The request: Locate every line in the records below that contains the word "this", and copy each one.

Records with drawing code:
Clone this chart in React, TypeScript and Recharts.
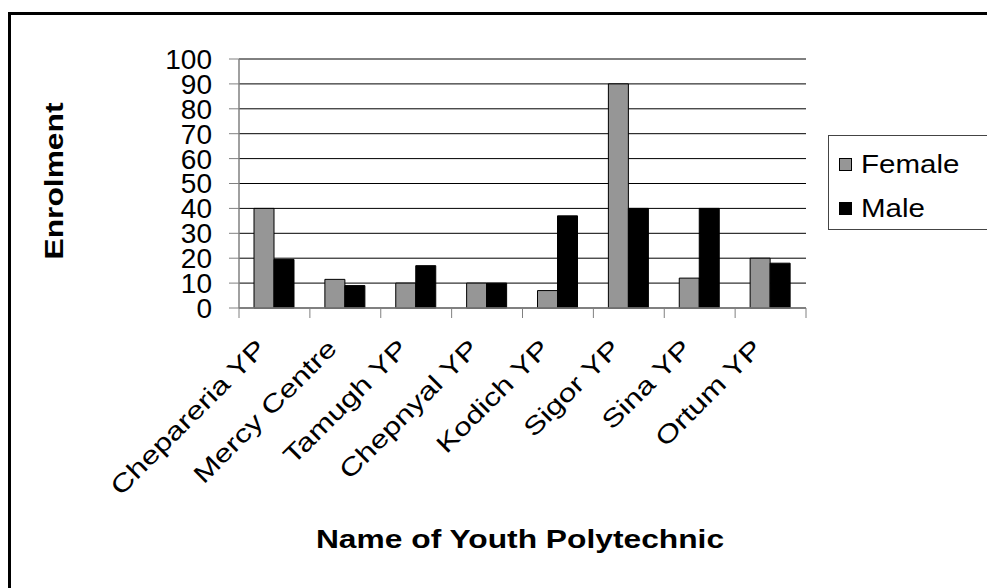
import { BarChart, Bar, XAxis, YAxis, CartesianGrid, Legend } from 'recharts'

const schools = ['Chepareria YP', 'Mercy Centre', 'Tamugh YP', 'Chepnyal YP', 'Kodich YP', 'Sigor YP', 'Sina YP', 'Ortum YP']
const female = [40, 11.5, 10, 10, 7, 90, 12, 20]
const male = [19.5, 9, 17, 10, 37, 40, 40, 18]
const yTicks = [0, 10, 20, 30, 40, 50, 60, 70, 80, 90, 100]

const data = schools.map((name, i) => ({ name, Female: female[i], Male: male[i] }))

const FONT = '"Liberation Sans", Arial, Helvetica, sans-serif'
const W = 987
const H = 588
const PLOT_LEFT = 239
const PLOT_RIGHT = 806
const PLOT_TOP = 59
const PLOT_BOTTOM = 308
const band = (PLOT_RIGHT - PLOT_LEFT) / schools.length
// the original's lettering is stretched along the text direction
const STRETCH = 1.27

const XTick = (props: any) => {
  const { x, y, payload } = props
  const idx = props.index ?? payload.index
  const half = band / 2
  const tx = x - 7
  const ty = y + 42
  return (
    <g>
      <line x1={x - half} x2={x - half} y1={y} y2={y + 10} stroke="#808080" />
      {idx === schools.length - 1 && (
        <line x1={x + half} x2={x + half} y1={y} y2={y + 10} stroke="#808080" />
      )}
      <g transform={`translate(${tx} ${ty}) rotate(-45) scale(${STRETCH} 1)`}>
        <text x={0} y={0} textAnchor="end" fontSize={25} fontFamily={FONT} fill="#000">
          {payload.value}
        </text>
      </g>
    </g>
  )
}

const LegendBox = (props: any) => {
  const { payload } = props
  return (
    <div
      style={{
        width: 160,
        height: 95,
        border: '1px solid #444',
        background: '#fff',
        boxSizing: 'border-box',
        paddingTop: 10,
        paddingLeft: 10,
        fontFamily: FONT,
        textAlign: 'left',
      }}
    >
      {payload.map((p: any) => (
        <div key={p.value} style={{ display: 'flex', alignItems: 'center', height: 36, marginBottom: 8 }}>
          <span
            style={{
              width: 11,
              height: 11,
              background: p.color,
              border: '1px solid #000',
              display: 'inline-block',
              marginRight: 9,
            }}
          />
          <span
            style={{
              fontSize: 25,
              color: '#000',
              display: 'inline-block',
              transform: 'scaleX(1.18)',
              transformOrigin: 'left center',
            }}
          >
            {p.value}
          </span>
        </div>
      ))}
    </div>
  )
}

export default function App() {
  return (
    <div style={{ position: 'absolute', left: 0, top: 0, width: W, height: H, overflow: 'hidden', background: '#fff' }}>
      <div
        style={{
          position: 'absolute',
          left: 8,
          top: 12,
          width: 1100,
          height: 700,
          border: '3px solid #000',
        }}
      />
      <BarChart
        width={W}
        height={H}
        data={data}
        margin={{ top: PLOT_TOP, right: W - PLOT_RIGHT, left: PLOT_LEFT - 70, bottom: 80 }}
        barGap={0}
        barSize={20}
        style={{ position: 'absolute', left: 0, top: 0 }}
      >
        <CartesianGrid vertical={false} horizontal stroke="#000" />
        <XAxis
          dataKey="name"
          height={H - PLOT_BOTTOM - 80}
          interval={0}
          tickLine={false}
          tickSize={0}
          tickMargin={0}
          axisLine={{ stroke: '#808080', strokeWidth: 1.5 }}
          tick={<XTick />}
        />
        <YAxis
          width={70}
          domain={[0, 100]}
          ticks={yTicks}
          interval={0}
          tickSize={10}
          tickMargin={17}
          tickLine={{ stroke: '#808080' }}
          axisLine={{ stroke: '#808080', strokeWidth: 1.5 }}
          tick={{ fontSize: 28, fill: '#000', fontFamily: FONT }}
        />
        <YAxis
          yAxisId="frame"
          orientation="right"
          width={0}
          domain={[0, 100]}
          tick={false}
          tickLine={false}
          axisLine={{ stroke: '#808080', strokeWidth: 1.5 }}
        />
        <Legend
          layout="vertical"
          align="center"
          verticalAlign="middle"
          content={<LegendBox />}
          wrapperStyle={{ position: 'absolute', left: 828, top: 135, width: 160, height: 95 }}
        />
        <Bar dataKey="Female" fill="#969696" stroke="#000" strokeWidth={1} isAnimationActive={false} />
        <Bar dataKey="Male" fill="#000" stroke="#000" strokeWidth={1} isAnimationActive={false} />
      </BarChart>
      <div
        style={{
          position: 'absolute',
          left: 54,
          top: 181,
          transform: `translate(-50%, -50%) rotate(-90deg) scaleX(${STRETCH})`,
          fontFamily: FONT,
          fontWeight: 'bold',
          fontSize: 25,
          whiteSpace: 'nowrap',
          color: '#000',
        }}
      >
        Enrolment
      </div>
      <div
        style={{
          position: 'absolute',
          left: 520,
          top: 539,
          transform: `translate(-50%, -50%) scaleX(${STRETCH})`,
          fontFamily: FONT,
          fontWeight: 'bold',
          fontSize: 25,
          whiteSpace: 'nowrap',
          color: '#000',
        }}
      >
        Name of Youth Polytechnic
      </div>
    </div>
  )
}
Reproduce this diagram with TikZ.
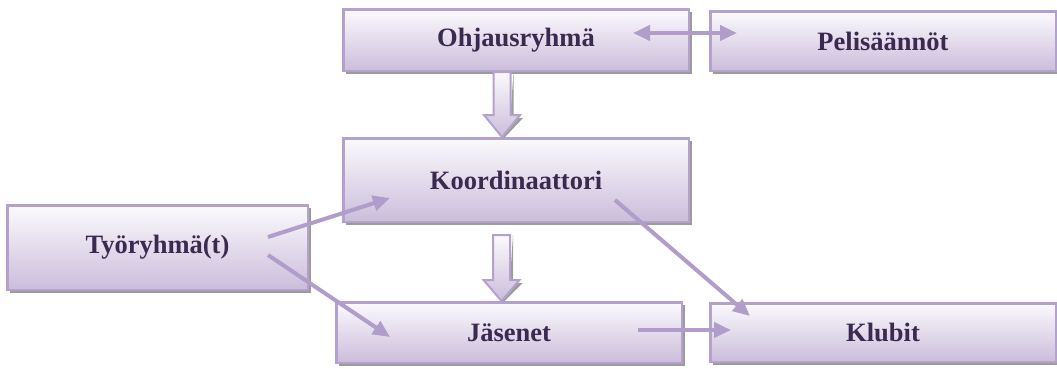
\documentclass[tikz,border=0pt]{standalone}
\usepackage{fontspec}
\setmainfont{Liberation Serif}
\usetikzlibrary{arrows.meta,shadows,calc}
\definecolor{boxline}{HTML}{B4A2CC}
\definecolor{boxtop}{HTML}{FBFAFD}
\definecolor{boxbottom}{HTML}{CBBDDB}
\definecolor{labeltext}{HTML}{3B2A50}
\definecolor{linkline}{HTML}{B09DC9}
\definecolor{shadowgrey}{HTML}{9C9C9C}

\tikzset{
  orgbox/.style={rectangle, draw=boxline, line width=2.5pt,
    top color=boxtop, bottom color=boxbottom, inner sep=0pt,
    text=labeltext, font=\fontsize{26.5}{30}\selectfont\bfseries,
    drop shadow={fill=shadowgrey, opacity=1, shadow xshift=3pt, shadow yshift=-3pt}},
  >={Triangle[length=17pt,width=15pt]},
  link/.style={draw=linkline, line width=4pt},
  blockarrow/.style={draw=boxline, line width=2pt, top color=boxtop,
    bottom color=boxbottom, line join=miter},
  blockshadow/.style={fill=shadowgrey},
}

\begin{document}
\begin{tikzpicture}[x=1pt, y=-1pt]
  \useasboundingbox (0,0) rectangle (1057,368);

  % boxes
  \node[orgbox, minimum width=345.5pt, minimum height=61.5pt] (oh) at (516,40) {Ohjausryhmä};
  \node[orgbox, minimum width=345.5pt, minimum height=59.5pt] (pe) at (883,41) {Pelisäännöt};
  \node[orgbox, minimum width=345.5pt, minimum height=83.5pt] (ko) at (516,180) {Koordinaattori};
  \node[orgbox, minimum width=300.5pt, minimum height=84.5pt] (ty) at (157.5,247.5) {Työryhmä(t)};
  \node[orgbox, minimum width=345.5pt, minimum height=60.5pt] (ja) at (509,332.5) {Jäsenet};
  \node[orgbox, minimum width=345.5pt, minimum height=58.5pt] (kl) at (883,332.5) {Klubit};

  % block arrows between the vertical levels
  \coordinate (b1) at (502,72);
  \coordinate (b2) at (501.5,235);
  \foreach \s/\t/\len in {b1/ko/43, b2/ja/45} {
    \fill[blockshadow] ($(\s)+(8.5+3,0)$) -- ++(0,\len+3) -- ++(9.5,0)
      -- ($(\s |- \t.north)+(3,0)$) -- ++(-3,0) -- ($(\s)+(18,\len)$) -- ++(-9.5,0) -- cycle;
    \draw[blockarrow] ($(\s)+(-8.5,0)$) -- ++(0,\len) -- ++(-9.5,0)
      -- (\s |- \t.north) -- ($(\s)+(18,\len)$) -- ++(-9.5,0)
      -- ($(\s)+(8.5,0)$) -- cycle;
  }

  % connector end points
  \coordinate (ohR) at (633,33);
  \coordinate (peL) at (737,33);
  \coordinate (tyA) at (268,237);
  \coordinate (koL) at (390,198);
  \coordinate (tyB) at (268,255);
  \coordinate (jaL) at (390,337);
  \coordinate (koR) at (615,200);
  \coordinate (klA) at (750,316);
  \coordinate (jaR) at (638,330);
  \coordinate (klL) at (731,330);

  % connectors
  \draw[link, <->] (ohR) -- (peL);
  \draw[link, ->] (tyA) -- (koL);
  \draw[link, ->] (tyB) -- (jaL);
  \draw[link, ->] (koR) -- (klA);
  \draw[link, ->] (jaR) -- (klL);
\end{tikzpicture}
\end{document}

Full solution:
Clone this chart in React, TypeScript and Recharts.
Reproduce this diagram with TikZ.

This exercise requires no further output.